In 1969, with a family to support in Toxteth, Liverpool, he was working as a nightclub doorman. One evening, he accepted an early shift on the door of the youth programme at Great Georges Project in a former congregational church, later to become the Black-E. Within a short time he was a core member of the team, running one of Britain’s first community arts projects.

Peter pioneered the use of video, getting young people to record the Temptations and learn the Motown group’s dance routines. At soul discos, he ensured that funky chicken moves featured alongside the consciousness-raising work of the US civil rights movement’s Last Poets.

He also booked the Persuasions, the African-American a cappella group, to appear, and put on films made by the US Black Panther party. Peter gave youngsters, in his words, “affection, protection and direction”, and provided them with “what they wanted, needed, and had never dreamed of”. During this period he also gained a DipHE Certificate in community and youth work from Leicester University.

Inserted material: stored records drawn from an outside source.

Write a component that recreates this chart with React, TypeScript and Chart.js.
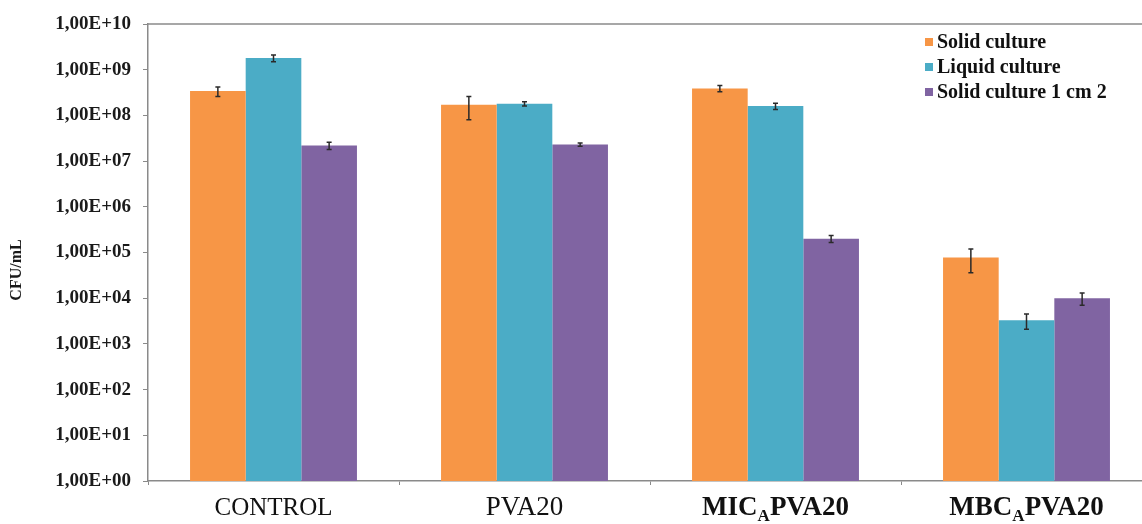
import React, { useEffect, useRef } from "react";
import { Chart, registerables } from "chart.js";

Chart.register(...registerables);

const categories = ["CONTROL", "PVA20", "MIC_APVA20", "MBC_APVA20"];
const seriesNames = ["Solid culture", "Liquid culture", "Solid culture 1 cm 2"];
const solidCulture = [3.4e8, 1.7e8, 3.9e8, 7.8e4];
const solidCultureErr = [0.8e8, 0.9e8, 0.6e8, 4.2e4];
const liquidCulture = [1.8e9, 1.8e8, 1.6e8, 3.3e3];
const liquidCultureErr = [0.3e9, 0.2e8, 0.25e8, 1.2e3];
const solidCulture1cm = [2.2e7, 2.3e7, 2.0e5, 1.0e4];
const solidCulture1cmErr = [0.4e7, 0.2e7, 0.35e5, 0.3e4];
const yTickExponents = [0, 1, 2, 3, 4, 5, 6, 7, 8, 9, 10];
const colors = ["#F79646", "#4BACC6", "#8064A2"];
const errors = [solidCultureErr, liquidCultureErr, solidCulture1cmErr];

const SERIF = '"Liberation Serif", "Times New Roman", serif';
const AXIS_COLOR = "#8a8a8a";

const fmtTick = (v: number) => {
  const e = Math.round(Math.log10(v));
  return "1,00E+" + (e < 10 ? "0" + e : String(e));
};

const customPlugin = {
  id: "custom",
  beforeDraw(chart: any) {
    const ctx = chart.ctx;
    ctx.save();
    ctx.fillStyle = "#ffffff";
    ctx.fillRect(0, 0, chart.width, chart.height);
    ctx.restore();
  },
  afterDatasetsDraw(chart: any) {
    const ctx = chart.ctx;
    const y = chart.scales.y;
    ctx.save();
    ctx.strokeStyle = "#2a2a2a";
    ctx.lineWidth = 1.5;
    chart.data.datasets.forEach((ds: any, di: number) => {
      const meta = chart.getDatasetMeta(di);
      meta.data.forEach((bar: any, i: number) => {
        const v = ds.data[i];
        const err = errors[di][i];
        const yTop = y.getPixelForValue(v + err);
        const yBot = y.getPixelForValue(Math.max(v - err, 1));
        const x = bar.x;
        ctx.beginPath();
        ctx.moveTo(x, yTop);
        ctx.lineTo(x, yBot);
        ctx.moveTo(x - 2.5, yTop);
        ctx.lineTo(x + 2.5, yTop);
        ctx.moveTo(x - 2.5, yBot);
        ctx.lineTo(x + 2.5, yBot);
        ctx.stroke();
      });
    });
    ctx.restore();
  },
  afterDraw(chart: any) {
    const ctx = chart.ctx;
    const area = chart.chartArea;
    const xs = chart.scales.x;
    ctx.save();
    ctx.strokeStyle = AXIS_COLOR;
    ctx.lineWidth = 1.5;
    ctx.beginPath();
    ctx.moveTo(area.left, area.top);
    ctx.lineTo(area.right, area.top);
    ctx.lineTo(area.right, area.bottom);
    ctx.stroke();

    ctx.save();
    ctx.translate(17, 270);
    ctx.rotate(-Math.PI / 2);
    ctx.fillStyle = "#1a1a1a";
    ctx.font = "bold 16px " + SERIF;
    ctx.textAlign = "center";
    ctx.textBaseline = "middle";
    ctx.fillText("CFU/mL", 0, 0);
    ctx.restore();

    categories.forEach((lab, i) => {
      const cx = xs.getPixelForValue(i);
      const parts = lab.split("_");
      const bold = parts.length > 1;
      const size = i === 0 ? 25 : 27;
      const mainFont = (bold ? "bold " : "") + size + "px " + SERIF;
      const subFont = (bold ? "bold " : "") + "17px " + SERIF;
      ctx.fillStyle = "#111";
      ctx.textBaseline = "alphabetic";
      ctx.textAlign = "left";
      const baseY = 515;
      if (parts.length === 1) {
        ctx.font = mainFont;
        const w = ctx.measureText(lab).width;
        ctx.fillText(lab, cx - w / 2, baseY);
      } else {
        const a = parts[0];
        const sub = parts[1].charAt(0);
        const rest = parts[1].slice(1);
        ctx.font = mainFont;
        const wa = ctx.measureText(a).width;
        const wr = ctx.measureText(rest).width;
        ctx.font = subFont;
        const ws = ctx.measureText(sub).width;
        const total = wa + ws + wr;
        let x = cx - total / 2;
        ctx.font = mainFont;
        ctx.fillText(a, x, baseY);
        x += wa;
        ctx.font = subFont;
        ctx.fillText(sub, x, baseY + 6);
        x += ws;
        ctx.font = mainFont;
        ctx.fillText(rest, x, baseY);
      }
    });

    const rows = [42, 67, 92];
    seriesNames.forEach((name, i) => {
      ctx.fillStyle = colors[i];
      ctx.fillRect(925, rows[i] - 4, 8, 8);
      ctx.fillStyle = "#111";
      ctx.font = "bold 20px " + SERIF;
      ctx.textAlign = "left";
      ctx.textBaseline = "middle";
      ctx.fillText(name, 937, rows[i] + 1);
    });
    ctx.restore();
  },
};

export default function App() {
  const ref = useRef<HTMLCanvasElement | null>(null);
  useEffect(() => {
    if (!ref.current) return;
    const chart = new Chart(ref.current, {
      type: "bar",
      data: {
        labels: categories,
        datasets: [
          { label: seriesNames[0], data: solidCulture, backgroundColor: colors[0] },
          { label: seriesNames[1], data: liquidCulture, backgroundColor: colors[1] },
          { label: seriesNames[2], data: solidCulture1cm, backgroundColor: colors[2] },
        ],
      },
      options: {
        responsive: false,
        animation: false,
        layout: { padding: { top: 24, right: 8, left: 0, bottom: 0 } },
        datasets: { bar: { barPercentage: 1, categoryPercentage: 0.665, borderWidth: 0 } },
        plugins: { legend: { display: false }, tooltip: { enabled: false } },
        scales: {
          x: {
            ticks: { display: false },
            grid: { display: true, drawOnChartArea: false, tickLength: 4, color: AXIS_COLOR, offset: true },
            border: { color: AXIS_COLOR, width: 1.5 },
            afterFit: (s: any) => { s.height = 43; },
          },
          y: {
            type: "logarithmic",
            min: 1,
            max: 1e10,
            afterBuildTicks: (axis: any) => {
              axis.ticks = yTickExponents.map((e) => ({ value: Math.pow(10, e) }));
            },
            ticks: {
              callback: (v: any) => fmtTick(Number(v)),
              font: { family: SERIF, size: 19, weight: "bold" },
              color: "#1a1a1a",
              padding: 12,
              autoSkip: false,
            },
            grid: { display: true, drawOnChartArea: false, tickLength: 5, color: AXIS_COLOR },
            border: { color: AXIS_COLOR, width: 1.5 },
            afterFit: (s: any) => { s.width = 148; },
          },
        },
      },
      plugins: [customPlugin],
    } as any);
    return () => chart.destroy();
  }, []);
  return (
    <div style={{ position: "fixed", left: 0, top: 0, width: 1142, height: 524, overflow: "hidden", background: "#fff" }}>
      <canvas ref={ref} width={1160} height={524} style={{ display: "block", width: 1160, height: 524 }} />
    </div>
  );
}
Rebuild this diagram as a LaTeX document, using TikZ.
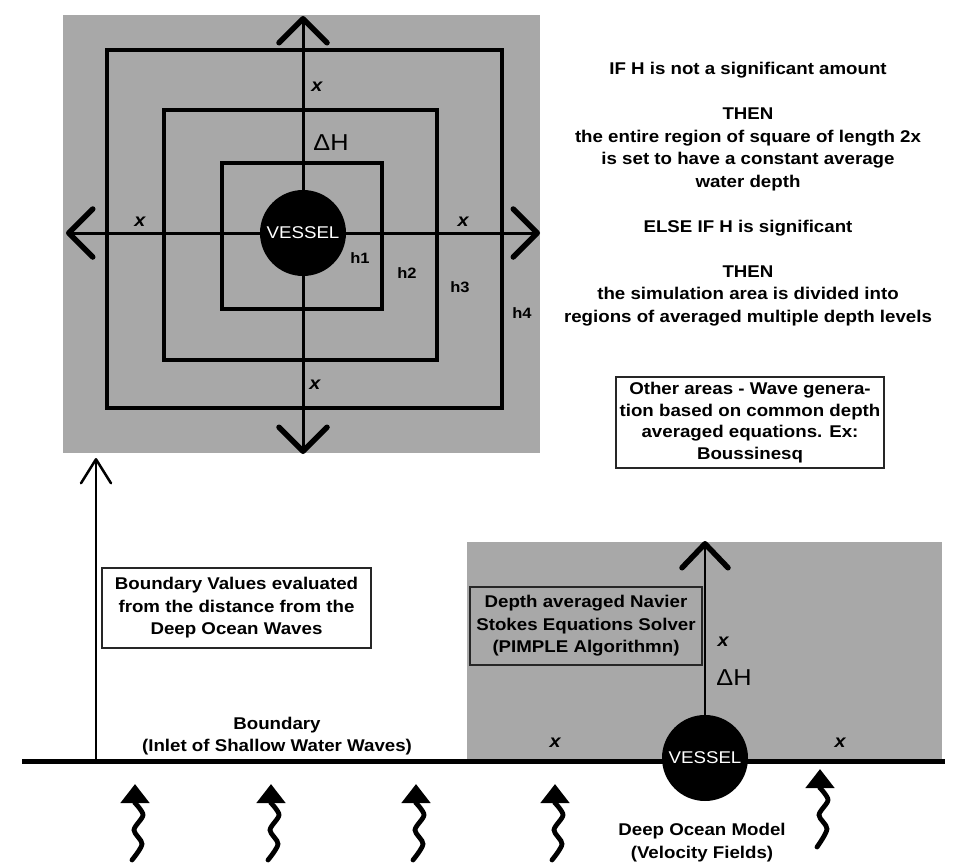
\documentclass[tikz,border=0pt]{standalone}
\usepackage{fontspec}
\setmainfont[FakeStretch=1.1]{Liberation Sans}
\usetikzlibrary{arrows.meta}
\definecolor{stipple}{gray}{0.66}
\begin{document}
\begin{tikzpicture}[x=1pt,y=-1pt,
  every node/.style={inner sep=0pt, font=\fontsize{17}{22.5}\selectfont\bfseries},
  sq/.style={line width=3.3pt, line join=miter},
  axis/.style={line width=3pt, -{Straight Barb[length=24pt,width=48pt,line width=5.5pt,round]}},
  thinax/.style={line width=2pt, -{Straight Barb[length=24pt,width=30pt,line width=2.5pt,round]}},
  upax/.style={line width=2.5pt, -{Straight Barb[length=24pt,width=46pt,line width=5.5pt,round]}},
  vessel/.style={circle, fill=black, minimum size=86pt, text=white, font=\fontsize{17}{17}\selectfont},
  xl/.style={font=\fontsize{18}{18}\selectfont\bfseries\itshape},
  hl/.style={font=\fontsize{15}{15}\selectfont\bfseries},
  dh/.style={font=\fontsize{23}{23}\selectfont},
  tbox/.style={draw=black!85, line width=1.5pt, align=center},
  wave/.style={line width=4.8pt, line cap=round, -{Triangle[length=19pt,width=28pt]}}
]
\useasboundingbox (0,0) rectangle (953,862);

% ---------- top plan view ----------
\fill[stipple] (63,15) rectangle (540,453);
\draw[sq] (107,50) rectangle (502,408);
\draw[sq] (164,110) rectangle (437,360);
\draw[sq] (222,163) rectangle (382,309);

\node[vessel] (v1) at (303,233) {VESSEL};
\coordinate (tT) at (303,16);
\coordinate (tB) at (303,454);
\coordinate (tL) at (66,233);
\coordinate (tR) at (540,233);
\draw[axis] (v1.north) -- (tT);
\draw[axis] (v1.south) -- (tB);
\draw[axis] (v1.west) -- (tL);
\draw[axis] (v1.east) -- (tR);

\node[xl] (xt) at (317,87) {x};
\node[xl] (xlft) at (140,222) {x};
\node[xl] (xrt) at (463,222) {x};
\node[xl] (xb) at (315,385) {x};
\node[dh] (dh1) at (331,143) {ΔH};
\node[hl] (h1) at (360,258) {h1};
\node[hl] (h2) at (407,273) {h2};
\node[hl] (h3) at (460,287) {h3};
\node[hl] (h4) at (522,313) {h4};

% ---------- right text ----------
\node[align=center] (rules) at (748,194) {IF H is not a significant amount\\[22.5pt]
THEN\\
the entire region of square of length 2x\\
is set to have a constant average\\
water depth\\[22.5pt]
ELSE IF H is significant\\[22.5pt]
THEN\\
the simulation area is divided into\\
regions of averaged multiple depth levels};

\node[tbox, fill=white, minimum width=268pt, minimum height=91pt,
      font=\fontsize{17}{21.7}\selectfont\bfseries] (other) at (750,422.5)
  {Other areas - Wave genera-\\tion based on common depth\\averaged equations. Ex:\\Boussinesq};

% ---------- bottom section view ----------
\fill[stipple] (467,542) rectangle (942,761);

\coordinate (bl) at (22,761);
\coordinate (br) at (945,761);
\draw[line width=5pt] (bl) -- (br);

\coordinate (la0) at (96,761);
\coordinate (la1) at (96,458);
\draw[thinax] (la0) -- (la1);

\node[tbox, fill=white, minimum width=269pt, minimum height=80pt] (bv) at (236.5,608)
  {Boundary Values evaluated\\from the distance from the\\Deep Ocean Waves};

\node[align=center] (bd) at (277,736) {Boundary\\(Inlet of Shallow Water Waves)};

\node[tbox, minimum width=232pt, minimum height=78pt] (ns) at (586,626)
  {Depth averaged Navier\\Stokes Equations Solver\\(PIMPLE Algorithmn)};

\node[vessel] (v2) at (705,758) {VESSEL};
\coordinate (t2) at (705,541);
\draw[upax] (v2.north) -- (t2);

\node[xl] (x4) at (723,642) {x};
\node[xl] (x5) at (555,743) {x};
\node[xl] (x6) at (840,743) {x};
\node[dh] (dh2) at (734,678) {ΔH};

\node[align=center] (dom) at (702,842.5) {Deep Ocean Model\\(Velocity Fields)};

% wavy arrows
\foreach \px/\py/\pe in {135/803/57, 271/803/57, 416/803/57, 555/803/57, 820/788/59} {
  \draw[wave] plot[smooth] coordinates {(\px-3,\py+\pe) (\px+7,\py+41) (\px-1,\py+27) (\px+8,\py+12) (\px,\py)} -- (\px,\py-19);
}
\end{tikzpicture}
\end{document}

Moving to London in 1980, Peter contributed significantly to pioneering work in race relations, first in Thamesmead, south-east London, and then as the first principal race equality officer to be appointed to Southwark council, where he worked from 1982 to 1989.

Peter then travelled to the US and became the manager of the Roxbury Outreach Shakespeare Experience, in Boston, running a programme designed to steer gang members away from street warfare and into Shakespeare. In 1990 he produced a black Macbeth.

When he returned to London, Peter became the manager of SASS, a black theatre company, before taking the helm at the Sojourner Truth Community Centre in Peckham, south-east London, from 1990 to 2004. There he made state-of-the-art equipment and studios available to young black people wanting to enter the music business. He also became a founder member and trustee of The From Boyhood to Manhood Foundation for black youth in London and Birmingham in 1996.

Peter was born in Liverpool to an Irish mother, Alice (nee Cushion), and Nigerian father, Thomas, a cook. He was married three times, to Sandra, with whom he had four children, Aria Silva and Niuvis.

His favoured travel destination was Cuba. In retirement his neighbours benefited from his love of gardening.

He is survived by Niuvis, his children, Peter, Karl, Kurt and Maxine, and his siblings, Arthur, Kenny and Christine. Two sisters and a brother predeceased him.